━━━━━ Supplied data

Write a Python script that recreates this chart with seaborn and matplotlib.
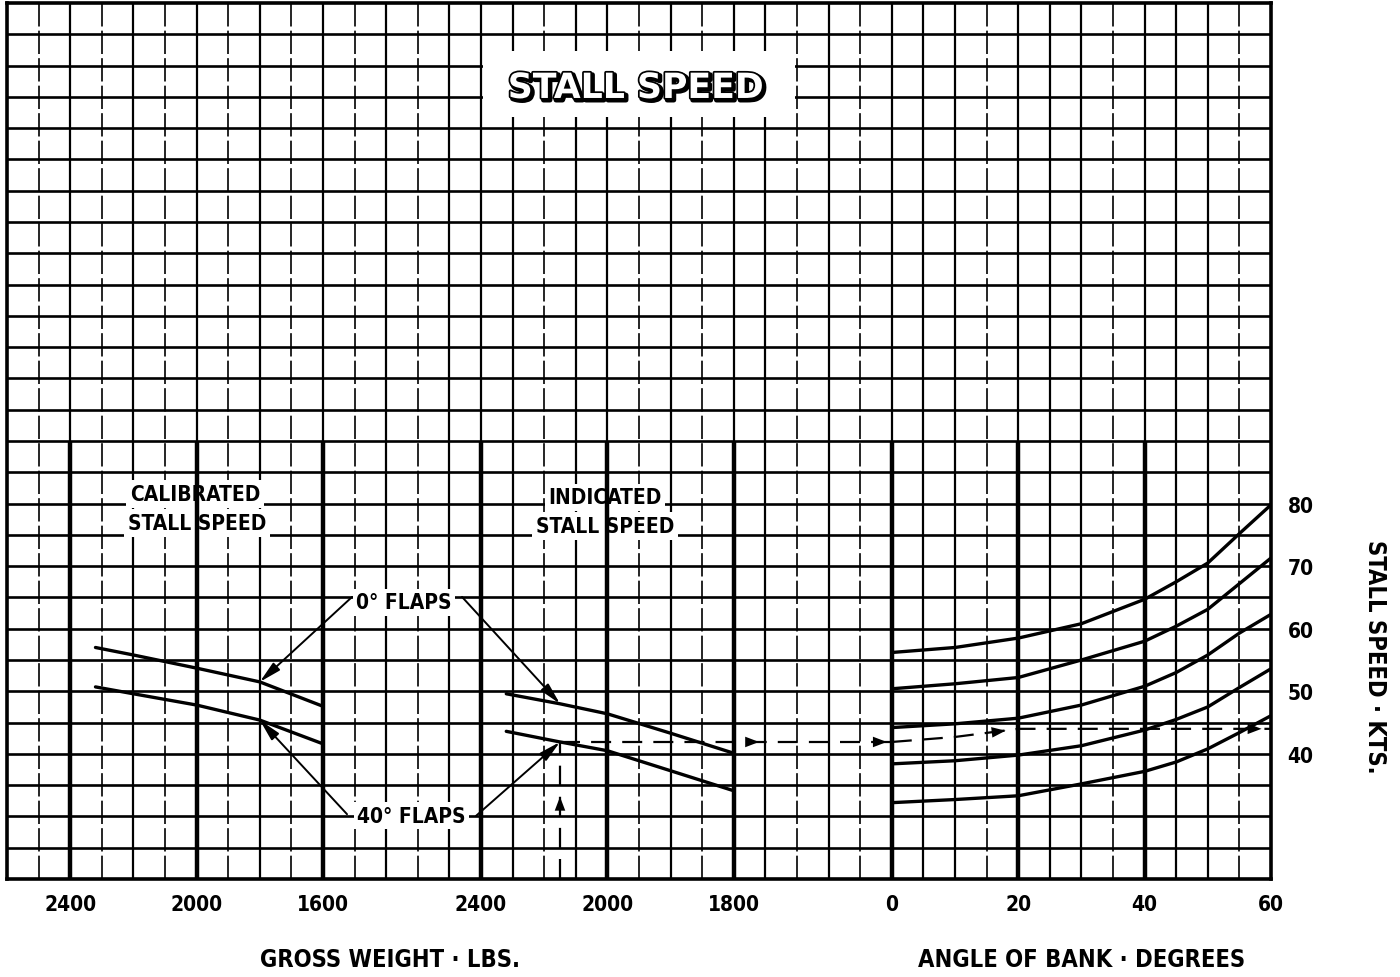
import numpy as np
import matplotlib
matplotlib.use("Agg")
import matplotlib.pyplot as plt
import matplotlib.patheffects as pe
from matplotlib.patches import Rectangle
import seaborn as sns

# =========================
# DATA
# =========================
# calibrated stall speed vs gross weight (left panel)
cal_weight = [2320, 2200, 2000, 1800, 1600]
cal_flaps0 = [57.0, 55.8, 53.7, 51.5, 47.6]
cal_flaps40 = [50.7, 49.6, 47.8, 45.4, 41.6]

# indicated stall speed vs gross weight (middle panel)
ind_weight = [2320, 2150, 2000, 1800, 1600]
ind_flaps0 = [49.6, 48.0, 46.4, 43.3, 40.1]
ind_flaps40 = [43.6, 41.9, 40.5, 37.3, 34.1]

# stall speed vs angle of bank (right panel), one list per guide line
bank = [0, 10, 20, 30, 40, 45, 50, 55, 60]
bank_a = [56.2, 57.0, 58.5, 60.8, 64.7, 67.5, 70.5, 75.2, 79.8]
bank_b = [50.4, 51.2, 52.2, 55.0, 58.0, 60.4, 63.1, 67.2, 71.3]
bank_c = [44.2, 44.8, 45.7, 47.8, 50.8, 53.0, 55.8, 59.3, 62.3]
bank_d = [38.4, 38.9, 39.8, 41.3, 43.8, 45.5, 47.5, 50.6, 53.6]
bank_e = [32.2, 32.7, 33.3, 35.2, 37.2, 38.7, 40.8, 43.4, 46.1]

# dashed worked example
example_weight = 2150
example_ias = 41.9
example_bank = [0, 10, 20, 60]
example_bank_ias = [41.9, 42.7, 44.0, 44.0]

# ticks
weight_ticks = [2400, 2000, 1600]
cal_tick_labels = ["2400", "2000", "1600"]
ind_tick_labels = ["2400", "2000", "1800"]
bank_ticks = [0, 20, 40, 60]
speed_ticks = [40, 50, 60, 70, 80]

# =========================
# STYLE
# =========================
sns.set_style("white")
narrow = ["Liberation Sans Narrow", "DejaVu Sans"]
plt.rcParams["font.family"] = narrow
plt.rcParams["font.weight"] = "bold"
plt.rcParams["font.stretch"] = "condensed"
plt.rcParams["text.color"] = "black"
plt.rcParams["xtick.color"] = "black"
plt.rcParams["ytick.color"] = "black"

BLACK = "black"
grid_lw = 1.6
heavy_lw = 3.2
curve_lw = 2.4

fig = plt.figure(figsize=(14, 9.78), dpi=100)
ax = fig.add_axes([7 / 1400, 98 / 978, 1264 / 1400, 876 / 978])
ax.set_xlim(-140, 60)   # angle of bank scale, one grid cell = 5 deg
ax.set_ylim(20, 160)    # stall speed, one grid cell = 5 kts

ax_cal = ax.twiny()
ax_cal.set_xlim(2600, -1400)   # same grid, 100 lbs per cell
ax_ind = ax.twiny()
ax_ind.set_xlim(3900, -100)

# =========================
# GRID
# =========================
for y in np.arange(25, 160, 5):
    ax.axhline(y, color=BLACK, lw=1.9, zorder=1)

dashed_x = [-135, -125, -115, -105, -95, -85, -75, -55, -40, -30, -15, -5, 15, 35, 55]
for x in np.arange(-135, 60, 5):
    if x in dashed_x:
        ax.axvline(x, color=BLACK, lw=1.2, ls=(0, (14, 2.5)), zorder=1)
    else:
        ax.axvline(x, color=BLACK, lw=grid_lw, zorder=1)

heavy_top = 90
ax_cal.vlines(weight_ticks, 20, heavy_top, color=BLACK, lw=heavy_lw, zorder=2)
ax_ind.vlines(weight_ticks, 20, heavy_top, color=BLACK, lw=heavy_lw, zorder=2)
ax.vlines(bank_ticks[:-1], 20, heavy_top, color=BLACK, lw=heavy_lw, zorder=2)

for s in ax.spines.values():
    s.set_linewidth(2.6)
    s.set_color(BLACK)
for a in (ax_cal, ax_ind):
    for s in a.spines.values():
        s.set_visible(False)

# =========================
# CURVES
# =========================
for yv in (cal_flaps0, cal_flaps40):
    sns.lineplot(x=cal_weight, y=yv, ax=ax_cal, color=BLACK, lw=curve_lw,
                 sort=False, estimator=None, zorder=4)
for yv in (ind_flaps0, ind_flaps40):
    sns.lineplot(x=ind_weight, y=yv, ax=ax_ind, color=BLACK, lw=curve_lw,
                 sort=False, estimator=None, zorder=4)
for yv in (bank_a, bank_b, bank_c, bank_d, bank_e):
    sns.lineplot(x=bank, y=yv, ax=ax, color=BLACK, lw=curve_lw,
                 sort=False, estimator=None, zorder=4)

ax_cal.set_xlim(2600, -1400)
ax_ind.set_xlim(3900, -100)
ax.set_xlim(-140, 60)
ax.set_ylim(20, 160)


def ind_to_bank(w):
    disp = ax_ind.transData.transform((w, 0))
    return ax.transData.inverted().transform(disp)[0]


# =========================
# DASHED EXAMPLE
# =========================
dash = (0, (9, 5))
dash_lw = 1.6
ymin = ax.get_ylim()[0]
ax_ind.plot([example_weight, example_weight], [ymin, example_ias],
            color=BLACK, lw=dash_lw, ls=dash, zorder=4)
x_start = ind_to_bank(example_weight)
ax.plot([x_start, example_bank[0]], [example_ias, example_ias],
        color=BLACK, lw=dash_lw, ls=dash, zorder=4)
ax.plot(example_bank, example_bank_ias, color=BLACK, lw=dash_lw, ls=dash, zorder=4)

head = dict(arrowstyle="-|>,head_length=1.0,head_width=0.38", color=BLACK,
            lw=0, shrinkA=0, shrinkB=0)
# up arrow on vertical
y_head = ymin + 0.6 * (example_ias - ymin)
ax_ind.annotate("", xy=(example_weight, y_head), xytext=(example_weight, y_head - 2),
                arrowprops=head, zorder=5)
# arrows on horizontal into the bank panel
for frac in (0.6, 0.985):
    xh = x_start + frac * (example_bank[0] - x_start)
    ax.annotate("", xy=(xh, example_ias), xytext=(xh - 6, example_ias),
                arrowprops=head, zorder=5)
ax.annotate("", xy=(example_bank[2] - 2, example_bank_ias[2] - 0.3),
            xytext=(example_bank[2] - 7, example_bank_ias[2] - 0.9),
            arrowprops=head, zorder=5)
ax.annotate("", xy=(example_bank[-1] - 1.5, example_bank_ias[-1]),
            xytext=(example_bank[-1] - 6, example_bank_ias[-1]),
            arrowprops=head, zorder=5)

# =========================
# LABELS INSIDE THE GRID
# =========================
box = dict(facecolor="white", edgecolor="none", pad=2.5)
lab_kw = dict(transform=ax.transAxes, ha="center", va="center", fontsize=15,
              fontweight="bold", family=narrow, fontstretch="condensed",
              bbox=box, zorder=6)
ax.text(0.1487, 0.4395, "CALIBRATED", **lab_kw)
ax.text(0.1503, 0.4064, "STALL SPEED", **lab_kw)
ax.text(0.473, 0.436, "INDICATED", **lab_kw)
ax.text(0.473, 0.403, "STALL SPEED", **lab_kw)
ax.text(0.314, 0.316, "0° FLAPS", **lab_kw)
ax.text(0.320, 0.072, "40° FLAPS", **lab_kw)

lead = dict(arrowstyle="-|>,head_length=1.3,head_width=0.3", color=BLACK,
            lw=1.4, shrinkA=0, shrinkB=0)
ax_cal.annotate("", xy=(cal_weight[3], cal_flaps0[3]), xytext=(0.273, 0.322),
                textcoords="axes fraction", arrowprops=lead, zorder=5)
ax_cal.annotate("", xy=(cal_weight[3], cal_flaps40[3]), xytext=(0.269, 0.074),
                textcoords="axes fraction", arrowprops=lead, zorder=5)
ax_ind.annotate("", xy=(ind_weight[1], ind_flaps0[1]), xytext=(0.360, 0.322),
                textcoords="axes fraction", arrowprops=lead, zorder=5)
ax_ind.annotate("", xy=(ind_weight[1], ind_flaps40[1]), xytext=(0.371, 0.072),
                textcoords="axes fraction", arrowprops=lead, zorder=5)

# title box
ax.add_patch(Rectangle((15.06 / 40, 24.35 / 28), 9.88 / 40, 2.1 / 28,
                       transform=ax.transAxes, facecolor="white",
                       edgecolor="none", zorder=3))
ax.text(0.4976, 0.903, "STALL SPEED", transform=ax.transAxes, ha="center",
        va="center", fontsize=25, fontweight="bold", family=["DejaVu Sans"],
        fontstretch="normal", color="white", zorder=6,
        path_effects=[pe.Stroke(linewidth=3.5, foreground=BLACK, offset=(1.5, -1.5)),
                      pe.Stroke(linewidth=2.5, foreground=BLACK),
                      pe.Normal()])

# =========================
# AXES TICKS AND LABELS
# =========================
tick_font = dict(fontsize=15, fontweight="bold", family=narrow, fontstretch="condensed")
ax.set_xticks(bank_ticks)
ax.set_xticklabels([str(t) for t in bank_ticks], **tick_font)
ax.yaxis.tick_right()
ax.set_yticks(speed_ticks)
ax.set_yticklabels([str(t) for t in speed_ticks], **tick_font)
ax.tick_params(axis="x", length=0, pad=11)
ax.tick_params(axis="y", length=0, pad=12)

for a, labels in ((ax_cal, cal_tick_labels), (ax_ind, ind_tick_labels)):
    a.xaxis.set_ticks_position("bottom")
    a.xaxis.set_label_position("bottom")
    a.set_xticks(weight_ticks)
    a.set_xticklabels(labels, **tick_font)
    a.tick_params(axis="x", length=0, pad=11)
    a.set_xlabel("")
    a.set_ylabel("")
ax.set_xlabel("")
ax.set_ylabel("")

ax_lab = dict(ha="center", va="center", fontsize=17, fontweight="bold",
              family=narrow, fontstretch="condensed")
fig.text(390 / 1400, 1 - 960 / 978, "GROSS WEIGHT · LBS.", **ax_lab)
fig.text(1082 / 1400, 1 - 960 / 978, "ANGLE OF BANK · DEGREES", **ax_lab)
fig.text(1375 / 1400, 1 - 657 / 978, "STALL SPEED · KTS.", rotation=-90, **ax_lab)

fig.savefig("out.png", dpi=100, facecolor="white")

━━━━━━━━━━

*What the exercise asks*. Reproduce the material above from its first line through the line containing "import seaborn as sns", both ends included, and skip every picture.

*Task answer*.
Write a Python script that recreates this chart with seaborn and matplotlib.
import numpy as np
import matplotlib
matplotlib.use("Agg")
import matplotlib.pyplot as plt
import matplotlib.patheffects as pe
from matplotlib.patches import Rectangle
import seaborn as sns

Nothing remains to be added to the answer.